Jesus here elaborates a splendid theory of money and taxes. The coin belongs to the man whose image and superscription it bears. Paying taxes is only giving the emperor his own money back.

The same spirit pervades the writings of the champions of the Gentile Christian propaganda, as in Paul’s Epistle to the Romans (13. verse 1f.):

“Let every soul be subject unto the higher powers. For there is no power but of God: the powers that be are ordained of God. Whosoever therefore resisteth the power, resisteth the ordinance of God: and they that resist shall receive to themselves damnation ... for he [the ruler] beareth not the sword in vain: for he is the minister of God, a revenger to execute wrath upon him that doeth evil. Wherefore ye must needs be subject, not only for wrath, but also for conscience sake. For this cause pay ye tribute also: for they are God’s ministers, attending continually upon this very thing. Render therefore to all their dues: tribute to whom tribute is due; custom to whom custom; fear to whom fear; honour to whom honour.”

How far this is already from that Jesus who bids his disciples buy swords, and preached the hatred of the rich and powerful; how far from that Christianity that in the Revelation of John bitterly curses Rome and the kings bound up with it:

“Babylon the great is fallen, and is become the habitation of devils, and the hold of every foul spirit, and a cage of every unclean and hateful bird. For all nations have drunk of the wine of the wrath of her fornication, and the kings of the earth have committed fornication with her, and the merchants of the earth are waxed rich through the abundance of her delicacies ... And the kings of the earth, who have committed fornication and lived deliciously with her, shall bewail her, and lament for her, when they shall see the smoke of her burning” (18, verses 2f.).

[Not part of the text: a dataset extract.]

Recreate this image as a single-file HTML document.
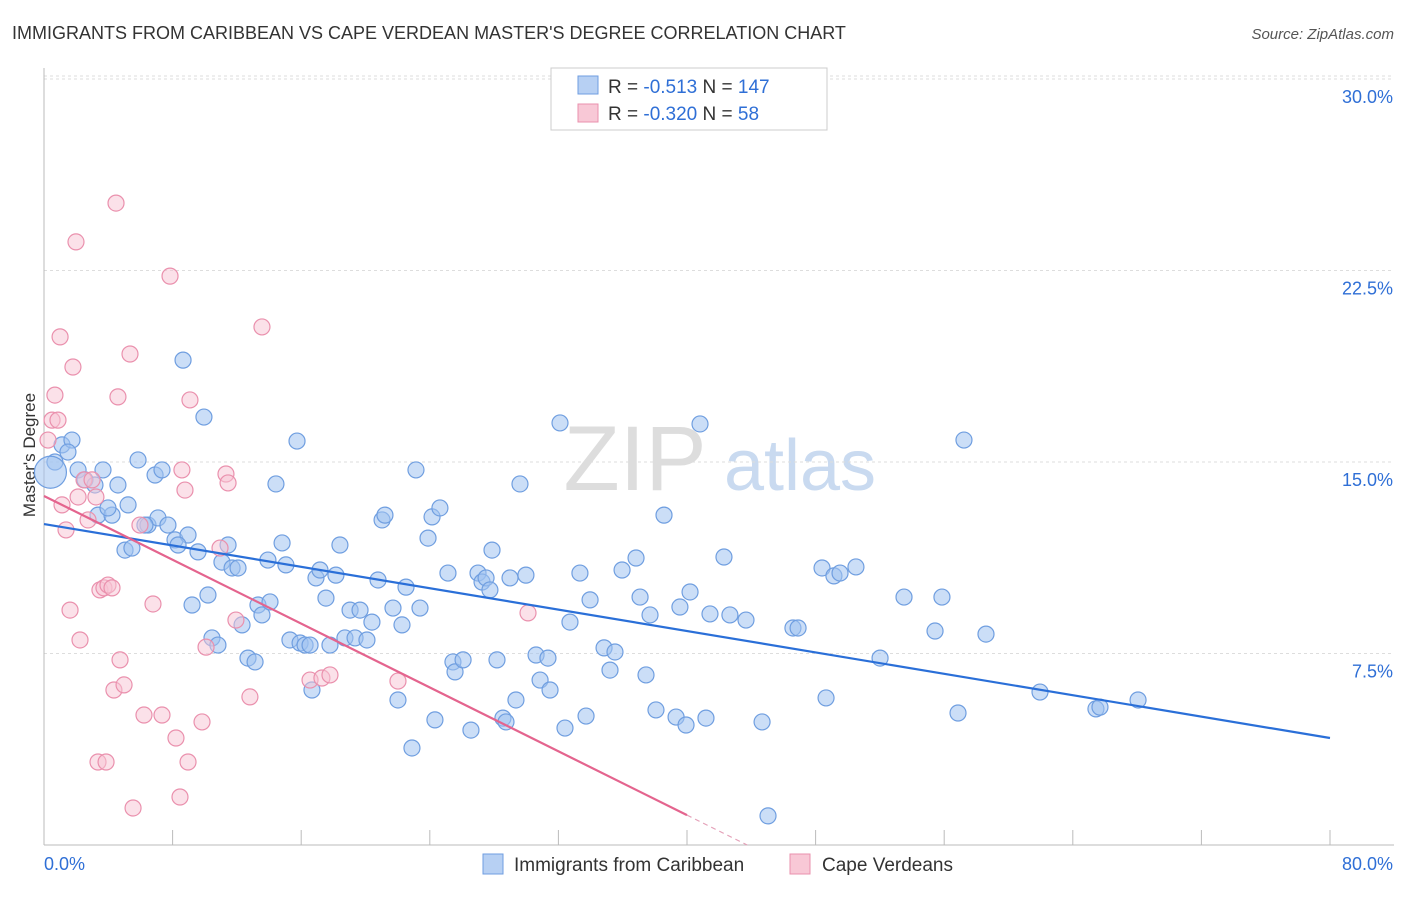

The basic theme of Acts is emphasis on the hostility of Judaism to the doctrine of the crucified Messiah, and on an alleged receptiveness to this doctrine on the part of the Romans. Something that Christianity either desired or imagined after the fall of Jerusalem is represented as a fact in Acts. According to this book, Christian propaganda in Jerusalem was more and more suppressed by the Jews; the Jews persecute and stone the Christians wherever they can, while the Roman authorities protect them. We have seen Paul telling that he was gravely menaced in Jerusalem, but could speak freely in Rome without hindrance. Freedom in Rome, forcible suppression in Jerusalem!

Anti-Semitism and flattery of the Romans are most apparent in the story of the Passion, the story of the suffering and death of Christ. In it we can clearly trace how the original content of the tale was changed into its contrary under the influence of the new tendencies.

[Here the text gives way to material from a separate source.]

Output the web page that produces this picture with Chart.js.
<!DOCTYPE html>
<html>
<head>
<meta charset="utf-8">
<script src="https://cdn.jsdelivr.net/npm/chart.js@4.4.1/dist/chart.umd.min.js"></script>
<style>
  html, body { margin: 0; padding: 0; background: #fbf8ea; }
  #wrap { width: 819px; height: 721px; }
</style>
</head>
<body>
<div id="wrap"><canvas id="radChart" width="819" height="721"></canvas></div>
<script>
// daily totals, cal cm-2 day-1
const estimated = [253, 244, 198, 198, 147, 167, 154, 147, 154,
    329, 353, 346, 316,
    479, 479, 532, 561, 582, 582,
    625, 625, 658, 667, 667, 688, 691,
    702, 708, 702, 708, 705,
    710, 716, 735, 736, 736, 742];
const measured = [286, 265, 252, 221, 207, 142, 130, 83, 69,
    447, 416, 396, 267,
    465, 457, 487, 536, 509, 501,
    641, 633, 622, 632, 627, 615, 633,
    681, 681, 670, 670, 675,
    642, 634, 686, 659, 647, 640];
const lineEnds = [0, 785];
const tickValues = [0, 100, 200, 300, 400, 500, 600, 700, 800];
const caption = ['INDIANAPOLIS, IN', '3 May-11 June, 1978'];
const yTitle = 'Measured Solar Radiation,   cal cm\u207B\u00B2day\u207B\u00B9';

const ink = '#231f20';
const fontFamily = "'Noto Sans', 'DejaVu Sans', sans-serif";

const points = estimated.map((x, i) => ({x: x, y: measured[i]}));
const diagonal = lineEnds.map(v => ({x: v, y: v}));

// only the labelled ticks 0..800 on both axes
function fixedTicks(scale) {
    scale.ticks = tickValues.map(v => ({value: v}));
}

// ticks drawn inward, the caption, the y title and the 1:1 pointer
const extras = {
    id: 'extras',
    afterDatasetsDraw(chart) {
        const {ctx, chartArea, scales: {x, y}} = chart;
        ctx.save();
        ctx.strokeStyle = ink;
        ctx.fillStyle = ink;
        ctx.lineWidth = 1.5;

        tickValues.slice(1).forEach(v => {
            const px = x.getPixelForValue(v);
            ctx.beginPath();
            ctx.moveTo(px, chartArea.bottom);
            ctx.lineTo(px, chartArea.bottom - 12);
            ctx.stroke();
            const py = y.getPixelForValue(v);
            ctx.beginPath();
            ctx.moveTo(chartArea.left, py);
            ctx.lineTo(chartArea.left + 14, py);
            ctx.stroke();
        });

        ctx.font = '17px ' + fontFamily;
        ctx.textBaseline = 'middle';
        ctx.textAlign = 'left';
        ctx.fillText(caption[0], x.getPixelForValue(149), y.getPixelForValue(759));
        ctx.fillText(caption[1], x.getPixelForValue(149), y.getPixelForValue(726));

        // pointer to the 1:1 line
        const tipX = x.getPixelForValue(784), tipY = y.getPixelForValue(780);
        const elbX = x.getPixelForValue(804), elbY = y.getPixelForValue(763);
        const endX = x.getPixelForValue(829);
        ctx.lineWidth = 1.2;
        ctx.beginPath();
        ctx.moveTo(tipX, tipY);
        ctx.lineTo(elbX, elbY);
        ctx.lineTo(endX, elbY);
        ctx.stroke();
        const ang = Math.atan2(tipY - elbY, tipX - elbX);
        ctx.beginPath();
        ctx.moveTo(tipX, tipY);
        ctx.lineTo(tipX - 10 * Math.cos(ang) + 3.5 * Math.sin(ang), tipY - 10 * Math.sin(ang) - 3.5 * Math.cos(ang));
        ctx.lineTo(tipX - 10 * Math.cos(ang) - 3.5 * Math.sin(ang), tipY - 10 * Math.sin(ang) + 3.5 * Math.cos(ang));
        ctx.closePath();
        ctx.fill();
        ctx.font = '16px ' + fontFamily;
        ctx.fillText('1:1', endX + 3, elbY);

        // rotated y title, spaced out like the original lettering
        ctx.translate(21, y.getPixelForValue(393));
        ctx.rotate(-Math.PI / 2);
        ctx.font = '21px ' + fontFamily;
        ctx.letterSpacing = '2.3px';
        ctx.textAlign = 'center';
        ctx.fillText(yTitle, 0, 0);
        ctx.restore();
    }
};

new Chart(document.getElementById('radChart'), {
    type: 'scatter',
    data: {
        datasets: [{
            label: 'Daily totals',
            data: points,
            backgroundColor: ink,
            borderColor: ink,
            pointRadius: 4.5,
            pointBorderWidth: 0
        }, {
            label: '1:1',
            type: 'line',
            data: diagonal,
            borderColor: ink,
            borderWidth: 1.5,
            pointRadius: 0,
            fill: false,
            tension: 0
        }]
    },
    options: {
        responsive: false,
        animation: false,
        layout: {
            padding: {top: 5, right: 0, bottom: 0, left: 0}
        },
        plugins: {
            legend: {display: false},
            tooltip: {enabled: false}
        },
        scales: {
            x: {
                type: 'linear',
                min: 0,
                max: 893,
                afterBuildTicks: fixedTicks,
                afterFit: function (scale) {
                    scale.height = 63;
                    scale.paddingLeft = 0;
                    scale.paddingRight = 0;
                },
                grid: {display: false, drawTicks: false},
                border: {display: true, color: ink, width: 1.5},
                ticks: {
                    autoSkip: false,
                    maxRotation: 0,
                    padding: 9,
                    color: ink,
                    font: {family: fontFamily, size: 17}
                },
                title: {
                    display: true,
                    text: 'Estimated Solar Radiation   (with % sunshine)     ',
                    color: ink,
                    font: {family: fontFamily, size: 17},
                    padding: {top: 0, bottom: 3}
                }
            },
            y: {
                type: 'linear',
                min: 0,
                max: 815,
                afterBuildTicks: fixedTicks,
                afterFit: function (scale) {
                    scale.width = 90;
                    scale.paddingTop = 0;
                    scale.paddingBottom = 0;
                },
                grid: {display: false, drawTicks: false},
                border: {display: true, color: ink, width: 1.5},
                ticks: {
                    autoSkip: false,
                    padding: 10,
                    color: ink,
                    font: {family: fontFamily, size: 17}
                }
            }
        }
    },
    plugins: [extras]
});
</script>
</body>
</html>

Since the story of the Passion is the most important part of the Gospel story, the only part with respect to which we can pretend to speak in historical terms, and since it is such a clear embodiment of the way in which the first Christians wrote history, we shall now go into it intensively.

 

Footnotes

11. From eu, well, bringing good luck, and angello, announce, report.

12. Cf. Bruno Bauer, Die Apostelgeschichte, eine Ausgleichung des Paulinismus und des Judentums innerhalb der christlichen Kirche, 1850.